Another lawyer for Donald Trump, Alina Habba, accused James of trying to use the civil investigation to gather evidence for the criminal probe.

She said the civil investigation should be stayed until the criminal matter is over, claiming James’ office is putting the Trumps “in a position where they either disclose evidence in a civil investigation or they have to invoke the constitutional right not to testify, thereby triggering an adverse inference in the civil action.”

“How is that fair, your Honor? We have to stop one,” she said.

Alan Futerfas, a lawyer for Ivanka and Donald Trump Jr., said during the court hearing that he had no reason to believe, so far, that either are targets of the district attorney’s criminal investigation.

In a statement Tuesday, Trump railed against what he called a “sham investigation of a great company that has done a spectacular job for New York and beyond” and a racially motivated “continuation of a Witch Hunt the likes of which has never been seen in this Country before.”

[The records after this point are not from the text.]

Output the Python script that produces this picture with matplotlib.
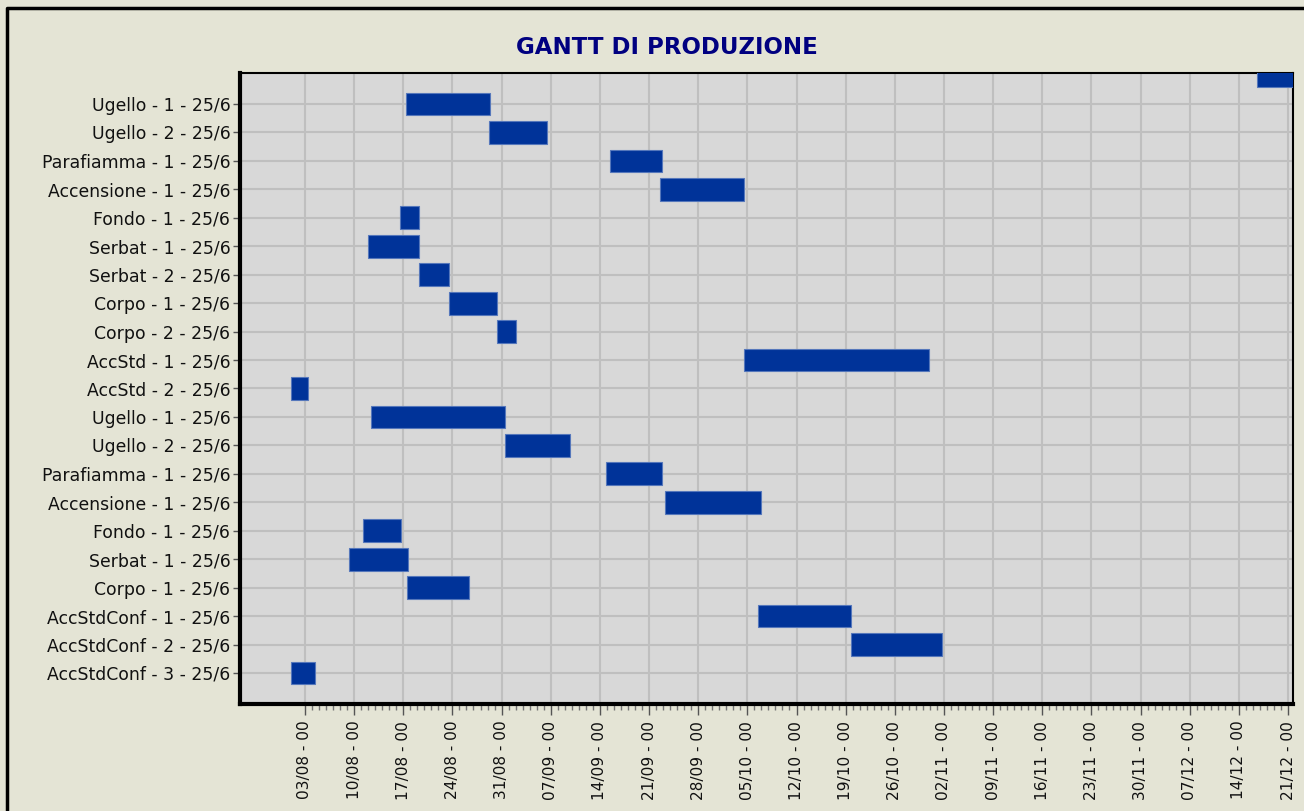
import matplotlib
matplotlib.use("Agg")
import matplotlib.pyplot as plt
import matplotlib.dates as mdates
from matplotlib.lines import Line2D
import pandas as pd

# rows from top to bottom; the first row has no label in the original chart
labels = [
    "",
    "Ugello - 1 - 25/6",
    "Ugello - 2 - 25/6",
    "Parafiamma - 1 - 25/6",
    "Accensione - 1 - 25/6",
    "Fondo - 1 - 25/6",
    "Serbat - 1 - 25/6",
    "Serbat - 2 - 25/6",
    "Corpo - 1 - 25/6",
    "Corpo - 2 - 25/6",
    "AccStd - 1 - 25/6",
    "AccStd - 2 - 25/6",
    "Ugello - 1 - 25/6",
    "Ugello - 2 - 25/6",
    "Parafiamma - 1 - 25/6",
    "Accensione - 1 - 25/6",
    "Fondo - 1 - 25/6",
    "Serbat - 1 - 25/6",
    "Corpo - 1 - 25/6",
    "AccStdConf - 1 - 25/6",
    "AccStdConf - 2 - 25/6",
    "AccStdConf - 3 - 25/6",
]

starts = [
    "2009-12-16 15:00",
    "2009-08-17 11:00",
    "2009-08-29 05:00",
    "2009-09-15 10:00",
    "2009-09-22 14:00",
    "2009-08-16 12:00",
    "2009-08-11 22:00",
    "2009-08-19 07:00",
    "2009-08-23 14:00",
    "2009-08-30 10:00",
    "2009-10-04 14:00",
    "2009-08-01 02:00",
    "2009-08-12 10:00",
    "2009-08-31 10:00",
    "2009-09-14 22:00",
    "2009-09-23 07:00",
    "2009-08-11 07:00",
    "2009-08-09 07:00",
    "2009-08-17 12:00",
    "2009-10-06 14:00",
    "2009-10-19 17:00",
    "2009-08-01 02:00",
]

ends = [
    "2009-12-23 00:00",
    "2009-08-29 07:00",
    "2009-09-06 12:00",
    "2009-09-22 19:00",
    "2009-10-04 14:00",
    "2009-08-19 07:00",
    "2009-08-19 07:00",
    "2009-08-23 14:00",
    "2009-08-30 10:00",
    "2009-09-02 02:00",
    "2009-10-30 22:00",
    "2009-08-03 10:00",
    "2009-08-31 12:00",
    "2009-09-09 19:00",
    "2009-09-22 19:00",
    "2009-10-06 22:00",
    "2009-08-16 17:00",
    "2009-08-17 17:00",
    "2009-08-26 10:00",
    "2009-10-19 17:00",
    "2009-11-01 17:00",
    "2009-08-04 10:00",
]

# weekly axis marks shown in the original
tick_start = "2009-08-03"
tick_end = "2009-12-21"

bg = "#e4e4d5"
plot_bg = "#d8d8d8"
bar_color = "#003399"

s = mdates.date2num(pd.to_datetime(starts).to_pydatetime())
e = mdates.date2num(pd.to_datetime(ends).to_pydatetime())
rows = list(range(len(labels)))

major = mdates.date2num(pd.date_range(tick_start, tick_end, freq="7D").to_pydatetime())
minor = mdates.date2num(pd.date_range(tick_start, tick_end, freq="D").to_pydatetime())

fig = plt.figure(figsize=(13.04, 8.11), dpi=100, facecolor=bg)
ax = fig.add_axes([240 / 1304, 1 - 704 / 811, (1293 - 240) / 1304, (704 - 73) / 811])
ax.set_facecolor(plot_bg)

ax.barh(rows, e - s, left=s, height=0.8, color=bar_color,
        edgecolor="#5577bb", linewidth=0.8, zorder=3)

ax.set_xlim(major[0] - 9.25, major[-1] + 0.7)
ax.set_ylim(22.09, -0.09)

ax.set_xticks(major)
ax.set_xticks(minor, minor=True)
ax.xaxis.set_major_formatter(mdates.DateFormatter("%d/%m - %H"))
ax.set_yticks(rows[1:])
ax.set_yticklabels(labels[1:])

ax.grid(True, which="major", color="#bfbfbf", linewidth=1.5, zorder=1)
ax.set_axisbelow(True)

ax.tick_params(axis="x", which="major", length=8, width=1, color="#555555",
               labelrotation=90, labelsize=11.1, pad=4)
ax.tick_params(axis="x", which="minor", length=4, width=1, color="#777777")
ax.tick_params(axis="y", which="major", length=5, width=1, color="#555555",
               labelsize=12.4, pad=2)
for lab in ax.get_xticklabels() + ax.get_yticklabels():
    lab.set_fontfamily("DejaVu Sans")
    lab.set_color("#111111")

ax.spines["left"].set_linewidth(3)
ax.spines["bottom"].set_linewidth(3)
ax.spines["top"].set_linewidth(1.5)
ax.spines["right"].set_linewidth(1.5)
for sp in ax.spines.values():
    sp.set_color("black")

fig.text(667 / 1304, 1 - 47 / 811, "GANTT DI PRODUZIONE", ha="center", va="center",
         fontsize=16.5, fontweight="bold", color="#000080", family="DejaVu Sans")

# frame of the chart window
fig.add_artist(Line2D([7 / 1304, 7 / 1304, 1.0], [0.0, 1 - 8 / 811, 1 - 8 / 811],
                      transform=fig.transFigure, color="black", linewidth=2.5))

fig.savefig("out.png", dpi=100, facecolor=bg)
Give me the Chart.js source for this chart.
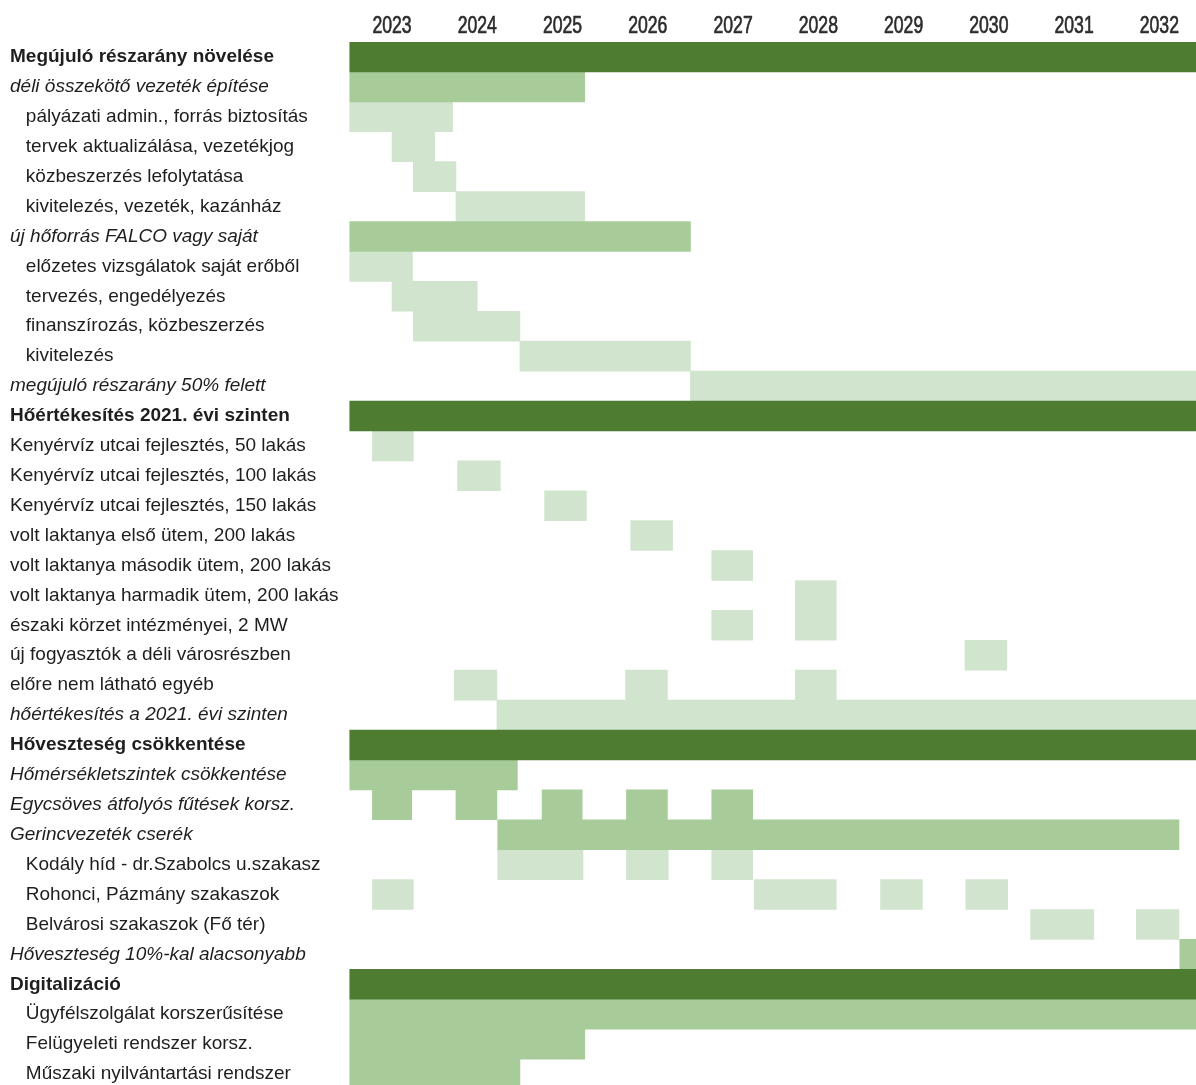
<!DOCTYPE html>
<html lang="hu">
<head>
<meta charset="UTF-8" />
<title>Ütemterv 2023-2032</title>
<script src="https://cdn.jsdelivr.net/npm/chart.js"></script>
<style>
  html, body {
    margin: 0;
    padding: 0;
    background: #ffffff;
    overflow: hidden;
  }
  .wrap {
    position: absolute;
    left: 0;
    top: 0;
    width: 1206px;
    height: 1090px;
  }
</style>
</head>
<body>

<div class="wrap"><canvas id="gantt"></canvas></div>

<script>
  // évek (oszlopok)
  const years = [2023, 2024, 2025, 2026, 2027, 2028, 2029, 2030, 2031, 2032];

  // sorok
  const rowLabels = [
    'Megújuló részarány növelése',
    'déli összekötő vezeték építése',
    'pályázati admin., forrás biztosítás',
    'tervek aktualizálása, vezetékjog',
    'közbeszerzés lefolytatása',
    'kivitelezés, vezeték, kazánház',
    'új hőforrás FALCO vagy saját',
    'előzetes vizsgálatok saját erőből',
    'tervezés, engedélyezés',
    'finanszírozás, közbeszerzés',
    'kivitelezés',
    'megújuló részarány 50% felett',
    'Hőértékesítés 2021. évi szinten',
    'Kenyérvíz utcai fejlesztés, 50 lakás',
    'Kenyérvíz utcai fejlesztés, 100 lakás',
    'Kenyérvíz utcai fejlesztés, 150 lakás',
    'volt laktanya első ütem, 200 lakás',
    'volt laktanya második ütem, 200 lakás',
    'volt laktanya harmadik ütem, 200 lakás',
    'északi körzet intézményei, 2 MW',
    'új fogyasztók a déli városrészben',
    'előre nem látható egyéb',
    'hőértékesítés a 2021. évi szinten',
    'Hőveszteség csökkentése',
    'Hőmérsékletszintek csökkentése',
    'Egycsöves átfolyós fűtések korsz.',
    'Gerincvezeték cserék',
    'Kodály híd - dr.Szabolcs u.szakasz',
    'Rohonci, Pázmány szakaszok',
    'Belvárosi szakaszok (Fő tér)',
    'Hőveszteség 10%-kal alacsonyabb',
    'Digitalizáció',
    'Ügyfélszolgálat korszerűsítése',
    'Felügyeleti rendszer korsz.',
    'Műszaki nyilvántartási rendszer'
  ];
  // b = félkövér, i = dőlt, n = normál, x = beljebb kezdve
  const rowStyles = [
    'b','i','x','x','x','x','i','x','x','x','x','i',
    'b','n','n','n','n','n','n','n','n','n','i',
    'b','i','i','i','x','x','x','i',
    'b','x','x','x'
  ];

  // szakaszok: [sor, kezdet, vég] években
  const darkBars = [
    [0, 2023.0, 2033], [12, 2023.0, 2033], [23, 2023.0, 2033], [31, 2023.0, 2033]
  ];
  const mediumBars = [
    [1, 2023.0, 2025.76], [6, 2023.0, 2027.0], [24, 2023.0, 2024.97],
    [25, 2023.27, 2023.73], [25, 2024.25, 2024.73], [25, 2025.26, 2025.73],
    [25, 2026.25, 2026.73], [25, 2027.25, 2027.73],
    [26, 2024.74, 2032.73], [30, 2032.74, 2033],
    [32, 2023.0, 2033], [33, 2023.0, 2025.76], [34, 2023.0, 2025.0]
  ];
  const lightBars = [
    [2, 2023.0, 2024.21], [3, 2023.5, 2024.0], [4, 2023.75, 2024.25], [5, 2024.25, 2025.76],
    [7, 2023.0, 2023.74], [8, 2023.5, 2024.5], [9, 2023.75, 2025.0], [10, 2025.0, 2027.0],
    [11, 2027.0, 2033],
    [13, 2023.27, 2023.75], [14, 2024.27, 2024.77], [15, 2025.29, 2025.78],
    [16, 2026.3, 2026.79], [17, 2027.25, 2027.73], [18, 2028.23, 2028.71],
    [19, 2027.25, 2027.73], [19, 2028.23, 2028.71], [20, 2030.22, 2030.71],
    [21, 2024.23, 2024.73], [21, 2026.24, 2026.73], [21, 2028.23, 2028.71],
    [22, 2024.73, 2033],
    [27, 2024.74, 2025.74], [27, 2026.25, 2026.74], [27, 2027.25, 2027.73],
    [28, 2023.27, 2023.75], [28, 2027.75, 2028.71], [28, 2029.23, 2029.72], [28, 2030.23, 2030.72],
    [29, 2030.99, 2031.73], [29, 2032.23, 2032.73]
  ];

  function toPoints(list) {
    return list.map(b => ({ y: rowLabels[b[0]], x: [b[1], b[2]] }));
  }

  function barSet(list, color) {
    return {
      data: toPoints(list),
      backgroundColor: color,
      borderWidth: 0,
      grouped: false,
      barPercentage: 1,
      categoryPercentage: 1
    };
  }

  const labelFont = 'Arial, "Liberation Sans", sans-serif';

  // évszámok: keskeny, magas betűkkel, a skála saját tick-pozícióira
  const yearLabels = {
    id: 'yearLabels',
    afterDraw(chart) {
      const sx = chart.scales.x;
      const ctx = chart.ctx;
      ctx.save();
      ctx.fillStyle = '#2b2b2b';
      ctx.strokeStyle = '#2b2b2b';
      ctx.lineWidth = 0.5;
      ctx.font = '18px "Liberation Sans", Arial, sans-serif';
      ctx.textAlign = 'center';
      ctx.textBaseline = 'alphabetic';
      sx.ticks.forEach(t => {
        const txt = String(Math.floor(t.value));
        ctx.save();
        ctx.translate(sx.getPixelForValue(t.value), 33);
        ctx.scale(0.98, 1.38);
        ctx.fillText(txt, 0, 0);
        ctx.strokeText(txt, 0, 0);
        ctx.restore();
      });
      ctx.restore();
    }
  };

  new Chart(document.getElementById('gantt'), {
    type: 'bar',
    data: {
      labels: rowLabels,
      datasets: [
        barSet(darkBars, '#4e7d31'),
        barSet(mediumBars, '#a7cb99'),
        barSet(lightBars, '#d0e4ce')
      ]
    },
    options: {
      indexAxis: 'y',
      responsive: true,
      maintainAspectRatio: false,
      animation: false,
      layout: { padding: { left: 10, right: 4, top: 0, bottom: 1 } },
      plugins: {
        legend: { display: false },
        tooltip: { enabled: false }
      },
      scales: {
        x: {
          type: 'linear',
          position: 'top',
          min: 2023,
          max: 2033,
          grid: { display: false, drawTicks: false },
          border: { display: false },
          afterBuildTicks: (scale) => {
            scale.ticks = years.map(y => ({ value: y + 0.5 }));
          },
          afterFit: (scale) => { scale.height = 42; },
          ticks: { display: false }
        },
        y: {
          type: 'category',
          grid: { display: false, drawTicks: false },
          border: { display: false },
          afterFit: (scale) => {
            scale.width = 339.4;
            scale.paddingTop = 0;
            scale.paddingBottom = 0;
          },
          ticks: {
            autoSkip: false,
            crossAlign: 'far',
            padding: 0,
            color: '#1e1e1e',
            font: (ctx) => {
              const s = rowStyles[ctx.index];
              return {
                family: labelFont,
                size: 19,
                weight: s === 'b' ? 'bold' : 'normal',
                style: s === 'i' ? 'italic' : 'normal'
              };
            },
            callback: (v, i) => (rowStyles[i] === 'x' ? '   ' : '') + rowLabels[i]
          }
        }
      }
    },
    plugins: [yearLabels]
  });
</script>

</body>
</html>
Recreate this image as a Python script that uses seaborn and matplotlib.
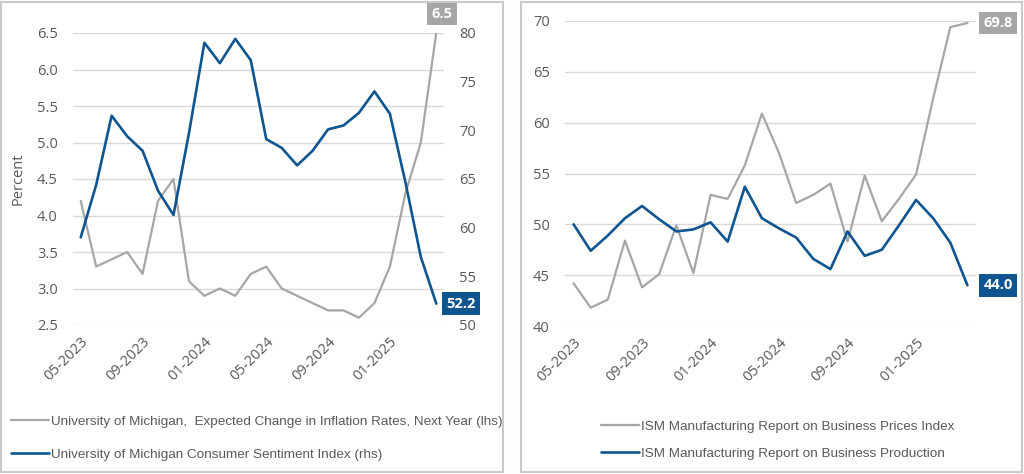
import numpy as np
import pandas as pd
import seaborn as sns
import matplotlib.pyplot as plt
from matplotlib.patches import Rectangle

months = pd.date_range("2023-05-01", periods=24, freq="MS").strftime("%m-%Y").tolist()
tick_idx = [0, 4, 8, 12, 16, 20]

# left panel
infl_exp = [4.2, 3.3, 3.4, 3.5, 3.2, 4.2, 4.5, 3.1, 2.9, 3.0, 2.9, 3.2,
            3.3, 3.0, 2.9, 2.8, 2.7, 2.7, 2.6, 2.8, 3.3, 4.3, 5.0, 6.5]
sentiment = [59.0, 64.4, 71.5, 69.4, 67.9, 63.8, 61.3, 69.7, 79.0, 76.9, 79.4, 77.2,
             69.1, 68.2, 66.4, 67.9, 70.1, 70.5, 71.8, 74.0, 71.7, 64.7, 57.0, 52.2]

# right panel
ism_prices = [44.2, 41.8, 42.6, 48.4, 43.8, 45.1, 49.9, 45.2, 52.9, 52.5, 55.8, 60.9,
              57.0, 52.1, 52.9, 54.0, 48.3, 54.8, 50.3, 52.5, 54.9, 62.4, 69.4, 69.8]
ism_production = [50.0, 47.4, 48.9, 50.6, 51.8, 50.5, 49.3, 49.5, 50.2, 48.3, 53.7, 50.6,
                  49.6, 48.7, 46.6, 45.6, 49.3, 46.9, 47.5, 49.9, 52.4, 50.6, 48.2, 44.0]

GRAY = "#a6a6a6"
BLUE = "#0f558f"
TXT = "#595959"

sns.set_style("white")
plt.rcParams["font.family"] = ["Open Sans", "DejaVu Sans"]
LEG_FONT = {"family": ["Liberation Sans", "DejaVu Sans"], "size": 9.7}

df = pd.DataFrame({"i": np.arange(24), "month": months, "infl": infl_exp, "sent": sentiment,
                   "prices": ism_prices, "prod": ism_production})

fig = plt.figure(figsize=(10.24, 4.74), dpi=100)

# panel frames
for x0, x1 in [(1, 503), (521, 1022)]:
    fig.patches.append(Rectangle((x0 / 1024, 2 / 474), (x1 - x0) / 1024, 470 / 474,
                                 transform=fig.transFigure, fill=False,
                                 ec="#c9c9c9", lw=1.5))


def style_axis(ax, ylim, yticks, fmt):
    ax.set_xlim(-0.5, 23.5)
    ax.set_ylim(*ylim)
    ax.set_yticks(yticks)
    ax.set_yticklabels([fmt.format(v) for v in yticks])
    ax.tick_params(length=0, labelsize=10.5, colors=TXT, pad=11)
    for s in ax.spines.values():
        s.set_visible(False)
    ax.set_xlabel("")
    ax.set_ylabel("")


def style_x(ax):
    ax.set_xticks(tick_idx)
    ax.set_xticklabels([months[i] for i in tick_idx], rotation=45, ha="right",
                       va="top", rotation_mode="anchor")
    ax.tick_params(axis="x", pad=7, labelsize=10.5)


def value_box(ax, x, y, text, color, dx, dy):
    ax.annotate(text, xy=(x, y), xytext=(dx, dy), textcoords="offset points",
                ha="center", va="center", color="white", fontsize=10.5,
                fontweight="bold",
                bbox=dict(boxstyle="square,pad=0.3", fc=color, ec="none"))


# ---- left panel ----
ax1 = fig.add_axes([73 / 1024, 1 - 325 / 474, 371 / 1024, 292 / 474])
ax1.grid(axis="y", color="#d9d9d9", lw=1)
ax1.set_axisbelow(True)
sns.lineplot(data=df, x="i", y="infl", ax=ax1, color=GRAY, lw=1.6,
             label="University of Michigan,  Expected Change in Inflation Rates, Next Year (lhs)",
             legend=False)
style_axis(ax1, (2.5, 6.5), np.arange(2.5, 6.51, 0.5), "{:.1f}")
ax1.set_ylabel("Percent", fontsize=10.5, color=TXT, labelpad=8)

ax1b = ax1.twinx()
sns.lineplot(data=df, x="i", y="sent", ax=ax1b, color=BLUE, lw=1.9,
             label="University of Michigan Consumer Sentiment Index (rhs)", legend=False)
style_axis(ax1b, (50, 80), np.arange(50, 81, 5), "{:.0f}")
style_x(ax1)
ax1b.tick_params(axis="x", labelbottom=False)

value_box(ax1b, 23, 80, "6.5", GRAY, 4, 14)
value_box(ax1b, 23, sentiment[-1], f"{sentiment[-1]:.1f}", BLUE, 18, 0)

h1, l1 = ax1.get_legend_handles_labels()
h2, l2 = ax1b.get_legend_handles_labels()
fig.legend(h1 + h2, l1 + l2, loc="upper left", bbox_to_anchor=(-1 / 1024, 1 - 403 / 474),
           frameon=False, prop=LEG_FONT, labelcolor=TXT,
           handlelength=2.8, handletextpad=0.15, labelspacing=1.55)

# ---- right panel ----
ax2 = fig.add_axes([565 / 1024, 1 - 326 / 474, 411 / 1024, 305 / 474])
ax2.grid(axis="y", color="#d9d9d9", lw=1)
ax2.set_axisbelow(True)
sns.lineplot(data=df, x="i", y="prices", ax=ax2, color=GRAY, lw=1.6,
             label="ISM Manufacturing Report on Business Prices Index", legend=False)
sns.lineplot(data=df, x="i", y="prod", ax=ax2, color=BLUE, lw=1.9,
             label="ISM Manufacturing Report on Business Production", legend=False)
style_axis(ax2, (40, 70), np.arange(40, 71, 5), "{:.0f}")
style_x(ax2)

value_box(ax2, 23, ism_prices[-1], f"{ism_prices[-1]:.1f}", GRAY, 22, 0)
value_box(ax2, 23, ism_production[-1], f"{ism_production[-1]:.1f}", BLUE, 22, 0)

h3, l3 = ax2.get_legend_handles_labels()
fig.legend(h3, l3, loc="upper left", bbox_to_anchor=(589 / 1024, 1 - 408 / 474),
           frameon=False, prop=LEG_FONT, labelcolor=TXT,
           handlelength=2.8, handletextpad=0.15, labelspacing=1.1)

fig.savefig("out.png", dpi=100)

Habba argued at Thursday’s hearing that James is engaging in “selective prosecution” and “viewpoint discrimination” motivated by her political ambitions and disdain for the Republican former president, evinced by comments she made over the years about going after Trump.

“We have an extraordinary rare case where we can prove selective prosecution because she’s put her words out there so much and taken every opportunity to voice her vendetta against Donald Trump and his family to take him down,” Habba said.

Wallace noted the state attorney general’s office was investigating Trump-related matters as far back as 2013, including probes into his charitable foundation and a Trump University real estate training program that started long before James was elected.

In a court filing this week, James included a letter from Trump’s longtime accounting firm advising him to no longer rely on years of financial statements it prepared based on his company’s valuations, given the questions about their accuracy.

Last summer, spurred by evidence uncovered in James’ civil investigation, the Manhattan district attorney’s office charged Weisselberg and the Trump Organization with tax fraud, alleging he collected more than $1.7 million in off-the-books compensation. Weisselberg and the company have pleaded not guilty.

Engoron previously sided with James on other matters relating to the probe, including making Eric Trump testify after his lawyers abruptly canceled a scheduled deposition.

Engoron ruled immediately in that matter and ordered Eric Trump to sit for a deposition within 14 days.